The Securities and Exchange Commission jumped all over Hastings for the post, because they thought it violated the rules that govern public disclosure of business information.  Regulation Fair Disclosure says that public companies have to disclose information to everyone at the same time. That way, one person can’t buy and sell stock based on that information before the rest of the world gets the news.

Admirable, but like many laws and regulations, this one was technologically behind the times. So the SEC sat down to think it over and they came back with a ruling – Hastings is in the clear. And with that, they cleared the way for public companies to reveal vital information via social media.

One caveat, you have to tell your investors to follow you on Facebook, Twitter, Pinterest or where ever you plan to post. No, I’m not kidding.

George Canellos, Acting Director of the SEC’s Division of Enforcement says:

“Most social media are perfectly suitable methods for communicating with investors, but not if the access is restricted or if investors don’t know that’s where they need to turn to get the latest news.”

On one hand, this is a good thing. It means companies can be more transparent without fear of getting in trouble with the SEC. It also means that the information will be available to the general public, which could make more people interested in investing. It’s also good for small businesses looking for public support.

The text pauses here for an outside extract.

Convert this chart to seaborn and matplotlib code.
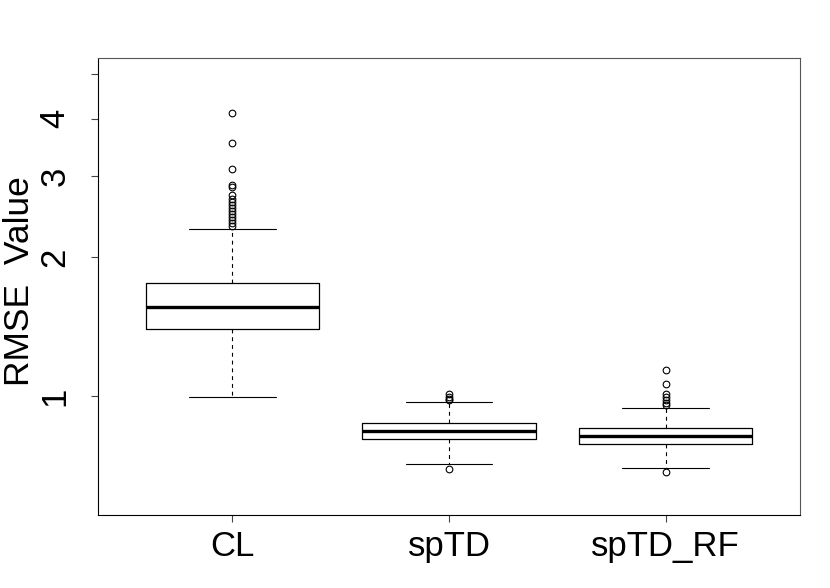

On the other hand (because there’s always another hand), removing the caution tape could lead to over-sharing. It can also lead to unverified posting. CEO gets great news so he sends off a Tweet! Yeah. We’re doing great. Five minutes later, the VP breaks the news that the data was wrong. Missed a couple of data pockets. All sorted out now and the gain is only 1% not 10%.

Now the CEO has to delete or amend his post and that always comes back to bite you. If he had to wait to put out a formal press release, the numbers would have been verified before they were released to the public.

Maybe what big companies need is a social mediary to vet all posts from the CEO before he hits the button.